→ Data lines
^^^^^^^^^^^^^^^^

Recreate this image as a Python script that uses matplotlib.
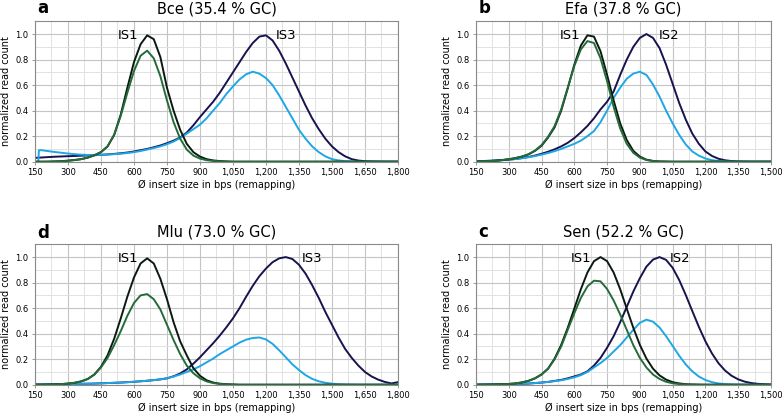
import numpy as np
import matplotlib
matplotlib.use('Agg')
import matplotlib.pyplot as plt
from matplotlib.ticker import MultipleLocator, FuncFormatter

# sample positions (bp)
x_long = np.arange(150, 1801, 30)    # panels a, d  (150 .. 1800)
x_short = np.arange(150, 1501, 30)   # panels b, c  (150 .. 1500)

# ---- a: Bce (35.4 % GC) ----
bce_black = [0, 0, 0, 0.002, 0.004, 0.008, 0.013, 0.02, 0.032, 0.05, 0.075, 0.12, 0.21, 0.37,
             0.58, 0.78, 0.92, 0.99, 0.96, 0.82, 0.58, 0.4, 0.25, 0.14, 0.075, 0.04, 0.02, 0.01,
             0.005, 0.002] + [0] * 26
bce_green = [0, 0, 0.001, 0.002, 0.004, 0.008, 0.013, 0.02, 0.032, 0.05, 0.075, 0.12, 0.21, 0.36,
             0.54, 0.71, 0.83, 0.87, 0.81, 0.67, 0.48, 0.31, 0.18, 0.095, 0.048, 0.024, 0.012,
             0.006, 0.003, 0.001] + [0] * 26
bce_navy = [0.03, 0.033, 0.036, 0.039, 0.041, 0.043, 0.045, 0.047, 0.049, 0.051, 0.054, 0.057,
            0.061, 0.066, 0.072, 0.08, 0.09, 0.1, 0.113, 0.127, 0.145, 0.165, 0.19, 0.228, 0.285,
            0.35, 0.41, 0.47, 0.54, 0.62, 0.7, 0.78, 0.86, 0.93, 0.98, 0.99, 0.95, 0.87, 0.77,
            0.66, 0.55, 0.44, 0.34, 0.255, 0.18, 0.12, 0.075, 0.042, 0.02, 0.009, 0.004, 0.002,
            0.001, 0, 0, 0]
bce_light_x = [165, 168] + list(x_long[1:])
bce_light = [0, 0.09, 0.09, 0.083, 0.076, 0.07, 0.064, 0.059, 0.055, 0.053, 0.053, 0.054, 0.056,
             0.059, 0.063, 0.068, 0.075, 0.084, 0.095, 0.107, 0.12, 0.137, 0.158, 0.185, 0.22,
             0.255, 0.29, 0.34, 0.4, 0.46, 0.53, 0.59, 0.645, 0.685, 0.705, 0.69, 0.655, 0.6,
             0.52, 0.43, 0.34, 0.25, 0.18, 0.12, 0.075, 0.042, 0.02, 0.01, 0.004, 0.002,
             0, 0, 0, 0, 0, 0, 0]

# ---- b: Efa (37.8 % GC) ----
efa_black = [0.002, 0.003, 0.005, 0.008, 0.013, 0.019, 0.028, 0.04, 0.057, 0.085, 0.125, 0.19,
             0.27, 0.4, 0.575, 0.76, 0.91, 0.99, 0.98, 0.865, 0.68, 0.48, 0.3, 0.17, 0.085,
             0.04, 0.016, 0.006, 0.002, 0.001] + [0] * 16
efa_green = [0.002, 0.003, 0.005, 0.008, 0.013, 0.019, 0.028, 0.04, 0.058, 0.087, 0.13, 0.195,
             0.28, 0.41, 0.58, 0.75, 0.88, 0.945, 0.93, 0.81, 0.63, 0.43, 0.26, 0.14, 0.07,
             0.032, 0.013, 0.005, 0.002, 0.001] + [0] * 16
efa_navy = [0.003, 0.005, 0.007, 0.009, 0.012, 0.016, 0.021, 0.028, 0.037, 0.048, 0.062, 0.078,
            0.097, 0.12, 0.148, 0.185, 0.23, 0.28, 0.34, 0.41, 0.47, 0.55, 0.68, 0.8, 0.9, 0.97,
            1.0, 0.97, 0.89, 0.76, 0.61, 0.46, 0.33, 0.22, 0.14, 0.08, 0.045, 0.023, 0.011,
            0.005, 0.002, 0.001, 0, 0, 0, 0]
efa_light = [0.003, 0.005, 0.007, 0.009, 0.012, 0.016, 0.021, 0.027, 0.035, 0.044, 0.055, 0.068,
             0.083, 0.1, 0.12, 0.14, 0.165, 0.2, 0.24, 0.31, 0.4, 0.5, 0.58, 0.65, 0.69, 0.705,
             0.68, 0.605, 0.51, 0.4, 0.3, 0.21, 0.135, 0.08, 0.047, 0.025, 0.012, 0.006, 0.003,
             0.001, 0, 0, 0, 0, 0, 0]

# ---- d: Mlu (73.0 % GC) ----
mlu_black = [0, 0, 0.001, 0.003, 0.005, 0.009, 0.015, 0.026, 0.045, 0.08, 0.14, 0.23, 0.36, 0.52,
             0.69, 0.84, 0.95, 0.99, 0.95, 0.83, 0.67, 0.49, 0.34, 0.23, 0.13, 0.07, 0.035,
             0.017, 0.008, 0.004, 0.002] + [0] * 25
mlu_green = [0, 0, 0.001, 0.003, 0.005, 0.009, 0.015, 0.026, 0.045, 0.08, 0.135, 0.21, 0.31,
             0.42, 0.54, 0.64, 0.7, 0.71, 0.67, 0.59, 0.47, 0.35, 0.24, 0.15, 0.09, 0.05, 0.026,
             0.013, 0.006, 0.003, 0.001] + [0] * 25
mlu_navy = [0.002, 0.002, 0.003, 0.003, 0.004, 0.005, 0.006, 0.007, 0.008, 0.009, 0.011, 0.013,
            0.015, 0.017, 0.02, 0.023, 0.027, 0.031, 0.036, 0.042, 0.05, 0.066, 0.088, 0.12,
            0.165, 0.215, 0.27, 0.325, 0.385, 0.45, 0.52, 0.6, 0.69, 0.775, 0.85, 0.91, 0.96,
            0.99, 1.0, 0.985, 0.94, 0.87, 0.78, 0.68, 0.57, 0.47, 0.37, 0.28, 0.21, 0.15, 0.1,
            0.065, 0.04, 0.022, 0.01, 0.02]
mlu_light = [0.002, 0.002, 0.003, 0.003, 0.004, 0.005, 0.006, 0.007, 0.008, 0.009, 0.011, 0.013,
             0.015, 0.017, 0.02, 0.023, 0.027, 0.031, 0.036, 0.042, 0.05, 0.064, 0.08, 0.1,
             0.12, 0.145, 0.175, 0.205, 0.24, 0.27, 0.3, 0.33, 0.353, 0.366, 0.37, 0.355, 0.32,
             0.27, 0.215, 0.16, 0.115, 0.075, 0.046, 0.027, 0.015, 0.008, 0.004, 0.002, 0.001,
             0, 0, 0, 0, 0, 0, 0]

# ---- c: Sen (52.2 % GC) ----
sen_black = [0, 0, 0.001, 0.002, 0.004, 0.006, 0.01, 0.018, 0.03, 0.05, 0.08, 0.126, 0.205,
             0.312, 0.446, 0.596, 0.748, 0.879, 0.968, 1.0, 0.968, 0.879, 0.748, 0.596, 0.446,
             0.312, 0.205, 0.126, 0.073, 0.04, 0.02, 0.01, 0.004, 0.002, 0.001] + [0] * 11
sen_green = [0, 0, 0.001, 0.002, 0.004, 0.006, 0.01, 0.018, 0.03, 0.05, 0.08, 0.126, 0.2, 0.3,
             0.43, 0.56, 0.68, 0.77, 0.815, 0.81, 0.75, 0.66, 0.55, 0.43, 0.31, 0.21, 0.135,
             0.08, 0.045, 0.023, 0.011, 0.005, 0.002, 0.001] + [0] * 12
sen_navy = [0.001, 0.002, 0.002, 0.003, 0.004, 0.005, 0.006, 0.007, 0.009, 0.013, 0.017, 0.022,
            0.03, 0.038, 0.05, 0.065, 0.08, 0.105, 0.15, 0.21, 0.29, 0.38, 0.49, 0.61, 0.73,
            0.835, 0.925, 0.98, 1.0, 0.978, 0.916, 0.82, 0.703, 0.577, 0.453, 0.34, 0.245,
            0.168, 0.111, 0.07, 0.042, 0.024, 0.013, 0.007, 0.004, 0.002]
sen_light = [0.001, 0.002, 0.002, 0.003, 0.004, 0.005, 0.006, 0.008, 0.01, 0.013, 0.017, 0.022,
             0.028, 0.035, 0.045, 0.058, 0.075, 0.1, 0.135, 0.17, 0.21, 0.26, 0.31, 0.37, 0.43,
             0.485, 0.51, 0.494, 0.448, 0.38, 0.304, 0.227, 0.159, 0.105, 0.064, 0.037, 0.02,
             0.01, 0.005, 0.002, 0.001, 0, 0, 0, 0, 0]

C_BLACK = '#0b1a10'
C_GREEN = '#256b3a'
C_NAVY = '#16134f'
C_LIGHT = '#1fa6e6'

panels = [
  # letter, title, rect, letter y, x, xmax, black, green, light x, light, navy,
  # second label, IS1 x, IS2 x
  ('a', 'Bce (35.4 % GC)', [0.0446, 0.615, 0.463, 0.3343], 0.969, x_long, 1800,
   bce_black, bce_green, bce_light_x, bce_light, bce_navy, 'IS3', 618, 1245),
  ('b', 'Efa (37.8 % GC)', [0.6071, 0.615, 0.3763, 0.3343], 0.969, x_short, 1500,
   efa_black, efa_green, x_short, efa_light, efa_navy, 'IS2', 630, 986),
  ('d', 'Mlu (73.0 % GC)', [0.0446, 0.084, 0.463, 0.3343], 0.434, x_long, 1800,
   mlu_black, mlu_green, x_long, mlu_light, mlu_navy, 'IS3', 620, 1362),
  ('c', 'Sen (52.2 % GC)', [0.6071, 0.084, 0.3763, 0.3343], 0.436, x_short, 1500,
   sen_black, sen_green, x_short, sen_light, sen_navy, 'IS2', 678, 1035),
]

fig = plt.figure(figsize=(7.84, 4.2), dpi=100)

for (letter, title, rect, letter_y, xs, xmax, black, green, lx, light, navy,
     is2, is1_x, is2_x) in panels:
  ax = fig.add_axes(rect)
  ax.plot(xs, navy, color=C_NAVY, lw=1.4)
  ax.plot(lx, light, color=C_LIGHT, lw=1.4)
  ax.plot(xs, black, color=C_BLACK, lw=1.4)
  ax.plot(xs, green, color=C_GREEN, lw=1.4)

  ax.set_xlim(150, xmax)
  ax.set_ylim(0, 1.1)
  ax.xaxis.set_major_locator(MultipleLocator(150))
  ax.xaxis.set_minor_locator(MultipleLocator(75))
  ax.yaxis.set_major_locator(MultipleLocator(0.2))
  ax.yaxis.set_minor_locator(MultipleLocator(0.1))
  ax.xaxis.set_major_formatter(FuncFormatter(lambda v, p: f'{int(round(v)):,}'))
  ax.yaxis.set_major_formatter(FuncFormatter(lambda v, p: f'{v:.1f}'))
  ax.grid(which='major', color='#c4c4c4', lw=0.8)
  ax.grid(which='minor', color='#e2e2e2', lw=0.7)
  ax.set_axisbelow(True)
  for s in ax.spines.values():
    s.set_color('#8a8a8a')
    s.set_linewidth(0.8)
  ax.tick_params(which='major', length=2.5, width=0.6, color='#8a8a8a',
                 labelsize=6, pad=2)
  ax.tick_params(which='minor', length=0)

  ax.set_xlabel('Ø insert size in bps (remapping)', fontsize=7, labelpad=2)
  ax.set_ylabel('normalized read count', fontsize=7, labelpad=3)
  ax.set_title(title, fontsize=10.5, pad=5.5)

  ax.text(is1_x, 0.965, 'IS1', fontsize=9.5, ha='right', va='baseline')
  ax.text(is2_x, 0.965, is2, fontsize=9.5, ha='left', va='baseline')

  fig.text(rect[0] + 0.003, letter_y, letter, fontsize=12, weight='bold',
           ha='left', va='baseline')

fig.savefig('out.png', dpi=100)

^^^^^^^^^^^^^^^^

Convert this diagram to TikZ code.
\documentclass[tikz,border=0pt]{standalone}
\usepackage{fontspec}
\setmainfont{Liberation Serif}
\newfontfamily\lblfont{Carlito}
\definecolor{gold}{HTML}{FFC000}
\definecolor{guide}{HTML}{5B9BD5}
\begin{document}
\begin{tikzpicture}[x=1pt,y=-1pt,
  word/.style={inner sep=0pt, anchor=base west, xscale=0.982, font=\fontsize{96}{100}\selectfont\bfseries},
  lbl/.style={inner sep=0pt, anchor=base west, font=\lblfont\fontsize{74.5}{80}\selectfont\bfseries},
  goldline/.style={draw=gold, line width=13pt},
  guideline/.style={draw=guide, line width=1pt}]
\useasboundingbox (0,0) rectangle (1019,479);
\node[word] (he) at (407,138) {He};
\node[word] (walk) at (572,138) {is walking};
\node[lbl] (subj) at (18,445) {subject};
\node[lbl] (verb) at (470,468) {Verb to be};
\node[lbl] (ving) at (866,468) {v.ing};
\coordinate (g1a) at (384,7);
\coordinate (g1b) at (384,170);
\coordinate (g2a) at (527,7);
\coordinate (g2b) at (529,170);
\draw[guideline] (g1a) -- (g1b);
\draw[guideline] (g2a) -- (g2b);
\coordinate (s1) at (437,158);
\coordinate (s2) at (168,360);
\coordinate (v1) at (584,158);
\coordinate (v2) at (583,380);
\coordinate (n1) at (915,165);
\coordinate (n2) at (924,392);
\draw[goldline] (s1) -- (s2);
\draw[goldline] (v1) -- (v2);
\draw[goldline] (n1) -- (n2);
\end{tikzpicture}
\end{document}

^^^^^^^^^^^^^^^^

→ What the exercise asks
Nothing but the lines from the one with "Recreate this image" through the one with "x_short = np.arange(150, 1501, 30)" is to be copied, exactly and ends included. Leave pictures out.

→ Answer to the problem
Recreate this image as a Python script that uses matplotlib.
import numpy as np
import matplotlib
matplotlib.use('Agg')
import matplotlib.pyplot as plt
from matplotlib.ticker import MultipleLocator, FuncFormatter

# sample positions (bp)
x_long = np.arange(150, 1801, 30)    # panels a, d  (150 .. 1800)
x_short = np.arange(150, 1501, 30)   # panels b, c  (150 .. 1500)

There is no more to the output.